I have spoken here today about India's race with Red China. We want India to win that race. We want India to be a free and thriving leader of a free and thriving Asia. But if our interest appears to be purely selfish, anti-Communist and part of the Cold War – if it appears to the Indian people that our motives are purely political – then we shall play into the hands of Communist and neutralist propagandists, cruelly distort America's image abroad, and undo much of the psychological effect that we expect from our generosity.

We ought to return to the generous spirit in which the original Point Four Program was conceived; stress our positive interest in, and moral responsibility for, relieving misery and poverty; and acknowledge to ourselves and the world that, communism or no communism, we cannot be an island unto ourselves. That alone would do justice to the innately decent motives from which most Americans do support foreign aid.

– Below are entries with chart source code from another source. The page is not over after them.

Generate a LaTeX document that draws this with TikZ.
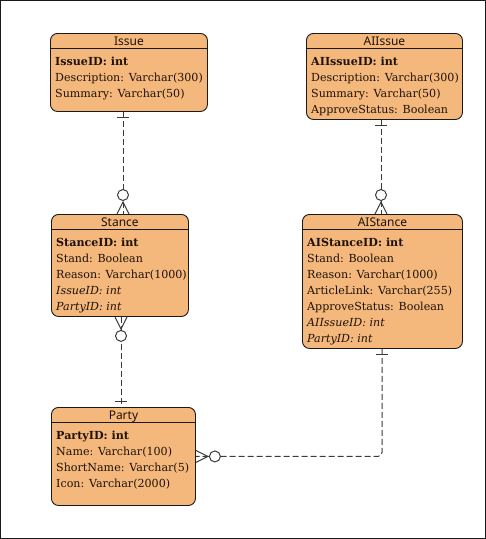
\documentclass[tikz,border=0pt]{standalone}
\usepackage{fontspec}
\setmainfont{DejaVu Serif}
\newfontfamily\headfont{Noto Sans}

\definecolor{boxfill}{HTML}{F4B77C}
\definecolor{boxline}{HTML}{1A1A1A}
\definecolor{linkcol}{HTML}{3A3A3A}
\definecolor{textcol}{HTML}{1E1208}

\tikzset{
  entity/.style={draw=boxline, fill=boxfill, line width=0.9pt, rounded corners=7pt,
                 anchor=north west, inner sep=0pt},
  head/.style={anchor=base, inner sep=0pt, text=textcol, font=\headfont\fontsize{12}{14}\selectfont},
  rows/.style={anchor=north west, align=left, inner sep=0pt, text=textcol,
               font=\fontsize{11.1}{16}\selectfont},
  link/.style={draw=linkcol, line width=1pt, dash pattern=on 6pt off 3pt},
  endmark/.style={draw=linkcol, line width=1pt}
}
% box with its title bar
\newcommand{\entity}[6]{% name, x, y, width, height, title
  \node[entity, minimum width=#4pt, minimum height=#5pt] (#1) at (#2,#3) {};
  \draw[boxline, line width=0.8pt] ([yshift=-15pt]#1.north west) -- ([yshift=-15pt]#1.north east);
  \node[head] (#1-title) at ([yshift=-12pt]#1.north) {#6};
}

\begin{document}
\begin{tikzpicture}[x=1pt,y=-1pt]
\useasboundingbox (0,0) rectangle (486,539);
\draw[boxline, line width=1pt] (0.5,0.5) rectangle (485.5,538.5);

\entity{issue}{50}{33}{157}{78}{Issue}
\node[rows] (issue-rows) at ([shift={(5pt,-24pt)}]issue.north west)
  {\textbf{IssueID: int}\\Description: Varchar(300)\\Summary: Varchar(50)};

\entity{aiissue}{306}{33}{156}{86}{AIIssue}
\node[rows] (aiissue-rows) at ([shift={(5pt,-24pt)}]aiissue.north west)
  {\textbf{AIIssueID: int}\\Description: Varchar(300)\\Summary: Varchar(50)\\ApproveStatus: Boolean};

\entity{stance}{51}{214}{137}{102}{Stance}
\node[rows] (stance-rows) at ([shift={(5pt,-24pt)}]stance.north west)
  {\textbf{StanceID: int}\\Stand: Boolean\\Reason: Varchar(1000)\\\textit{IssueID: int}\\\textit{PartyID: int}};

\entity{aistance}{302}{214}{160}{134}{AIStance}
\node[rows] (aistance-rows) at ([shift={(5pt,-24pt)}]aistance.north west)
  {\textbf{AIStanceID: int}\\Stand: Boolean\\Reason: Varchar(1000)\\ArticleLink: Varchar(255)\\ApproveStatus: Boolean\\\textit{AIIssueID: int}\\\textit{PartyID: int}};

\entity{party}{51}{407}{144}{98}{Party}
\node[rows] (party-rows) at ([shift={(5pt,-24pt)}]party.north west)
  {\textbf{PartyID: int}\\Name: Varchar(100)\\ShortName: Varchar(5)\\Icon: Varchar(2000)};

% where the links run
\coordinate (lineA) at (123,0);
\coordinate (lineB) at (381,0);
\coordinate (lineC) at (121,0);
\coordinate (lineD) at (382,0);

% Issue -- Stance
\draw[link] (issue.south -| lineA) -- (stance.north -| lineA);
\draw[endmark] (issue.south -| lineA) ++(-6,6) -- ++(12,0);
\draw[endmark] (stance.north -| lineA) ++(-6,0) -- ++(6,-12) -- ++(6,12);
\draw[endmark, fill=white] (stance.north -| lineA) ++(0,-19) circle[radius=5.5];

% AIIssue -- AIStance
\draw[link] (aiissue.south -| lineB) -- (aistance.north -| lineB);
\draw[endmark] (aiissue.south -| lineB) ++(-6,6) -- ++(12,0);
\draw[endmark] (aistance.north -| lineB) ++(-6,0) -- ++(6,-12) -- ++(6,12);
\draw[endmark, fill=white] (aistance.north -| lineB) ++(0,-19) circle[radius=5.5];

% Stance -- Party
\draw[link] (stance.south -| lineC) -- (party.north -| lineC);
\draw[endmark] (party.north -| lineC) ++(-6,-6) -- ++(12,0);
\draw[endmark] (stance.south -| lineC) ++(-6,0) -- ++(6,12) -- ++(6,-12);
\draw[endmark, fill=white] (stance.south -| lineC) ++(0,19) circle[radius=5.5];

% AIStance -- Party
\draw[link, rounded corners=4pt] (aistance.south -| lineD) |- (party.east);
\draw[endmark] (aistance.south -| lineD) ++(-6,6) -- ++(12,0);
\draw[endmark] (party.east) ++(0,-6) -- ++(12,6) -- ++(-12,6);
\draw[endmark, fill=white] (party.east) ++(19,0) circle[radius=5.5];
\end{tikzpicture}
\end{document}
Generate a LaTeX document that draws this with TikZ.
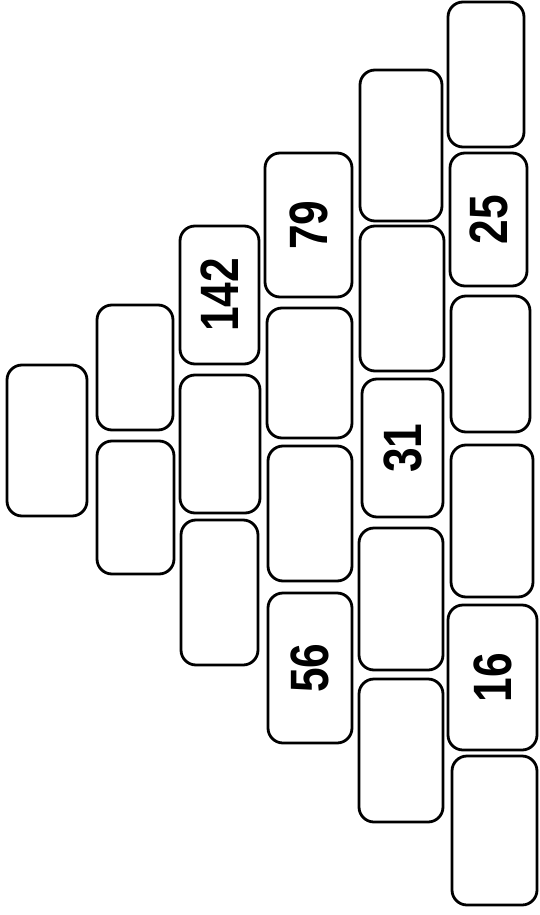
\documentclass[tikz,border=0pt]{standalone}
\usepackage{fontspec}
\setmainfont{Liberation Sans}
\newcommand{\brickno}[1]{\scalebox{0.82}[1]{\fontsize{54}{54}\selectfont\bfseries #1}}
\tikzset{
  brick/.style={draw, line width=2.8pt, rounded corners=15pt, inner sep=0pt},
  numbrick/.style={brick, rotate=90}
}
\begin{document}
\begin{tikzpicture}[x=1pt, y=-1pt]

    % 画布大小
    \useasboundingbox (0,0) rectangle (540,915);

    % 1. 塔尖 (最左一列)
    \node[brick, minimum width=80pt, minimum height=151pt] (c11) at (47,440.5) {};

    % 2. 第二列
    \node[brick, minimum width=76pt, minimum height=125pt] (c21) at (135,367.5) {};
    \node[brick, minimum width=77pt, minimum height=133pt] (c22) at (135.5,507.5) {};

    % 3. 第三列 (含 142)
    \node[numbrick, minimum width=138pt, minimum height=79pt] (c31) at (219.5,295) {\brickno{142}};
    \node[brick, minimum width=80pt, minimum height=138pt] (c32) at (220,444) {};
    \node[brick, minimum width=77pt, minimum height=145pt] (c33) at (219.5,592.5) {};

    % 4. 第四列 (含 79, 56)
    \node[numbrick, minimum width=144pt, minimum height=87pt] (c41) at (308.5,225) {\brickno{79}};
    \node[brick, minimum width=85pt, minimum height=130pt] (c42) at (309.5,373) {};
    \node[brick, minimum width=84pt, minimum height=135pt] (c43) at (310,513.5) {};
    \node[numbrick, minimum width=150pt, minimum height=84pt] (c44) at (310,668) {\brickno{56}};

    % 5. 第五列 (含 31)
    \node[brick, minimum width=82pt, minimum height=151pt] (c51) at (401,145.5) {};
    \node[brick, minimum width=84pt, minimum height=145pt] (c52) at (402,298.5) {};
    \node[numbrick, minimum width=138pt, minimum height=81pt] (c53) at (402.5,448) {\brickno{31}};
    \node[brick, minimum width=84pt, minimum height=142pt] (c54) at (401,599) {};
    \node[brick, minimum width=84pt, minimum height=143pt] (c55) at (401,750.5) {};

    % 6. 底层 (最右一列，含 25, 16)
    \node[brick, minimum width=76pt, minimum height=145pt] (c61) at (486,74.5) {};
    \node[numbrick, minimum width=133pt, minimum height=77pt] (c62) at (488.5,219.5) {\brickno{25}};
    \node[brick, minimum width=79pt, minimum height=136pt] (c63) at (490.5,364) {};
    \node[brick, minimum width=82pt, minimum height=152pt] (c64) at (492,521) {};
    \node[numbrick, minimum width=145pt, minimum height=89pt] (c65) at (492.5,677.5) {\brickno{16}};
    \node[brick, minimum width=85pt, minimum height=149pt] (c66) at (494.5,830.5) {};

\end{tikzpicture}
\end{document}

There is considerable talk these days in Washington about distinguishing between military and economic assistance, and emphasizing the latter. I join in that endeavor, and consider it of major importance to the success of this program. But there are other distinctions which must be made – distinctions which are important to public understanding of the issues – and important to the self-respect and sensitivity of recipient nations.

Let us distinguish between lending a helping hand to countries – such as India – which are carrying forward their own development – and, on the other hand, underwriting the entire economies of such vital but shaky areas as South Korea, Formosa and South Viet-Nam. In one case, we are providing the all-important missing link in a total development effort – but in the other, capital development is only an incidental part of over-all budget support.

Secondly, let us distinguish between aid shipments that are geared to the needs of the recipient countries, and those which are more geared to our domestic needs to dispose of agricultural surpluses. Certainly food shipments for famine relief in India and Pakistan are worthwhile – but where foreign needs and domestic embarrassments do not happen to coincide so nicely, we would not subordinate needs of the recipient country to our domestic political conveniences.

Finally, let us distinguish between foreign aid needed to prop up a faltering friend – and aid which is part of a comprehensive, long-range foreign economic policy.

Foreign aid is important to most underdeveloped countries; but for many of them the real life-and-death question is markets for their export commodities; compared to that, foreign aid receipts are often frills and luxuries. Many underdeveloped countries, if they had to choose between foreign aid and stable markets, would choose the latter.

The one commodity nations, such as Bolivia and Ghana, are particularly affected by our business conditions and market policies – but even nations such as India are concerned about the economic cycle in this nation, about our plans for commodity stabilization, and about our hopes for reciprocal trade agreement with more predicable tariff procedures.

All of this, by way of attitude and action, can be done – and must be done.

The Free World cannot shame Russia and China into freedom – but it can inspire democracy to enrich its own freedoms. Freedom's banner will be vindicated or lost not by the test of military strength alone – but by the purity and passion of our commitment to democracy, by our dedication to the advancing hopes of new nations, and by our determination to prove that freedom can lift the haggard burden of poverty from desolate lands. We have not yet conquered the frontiers of fear. But neither have we yet fully explored the horizons of hope.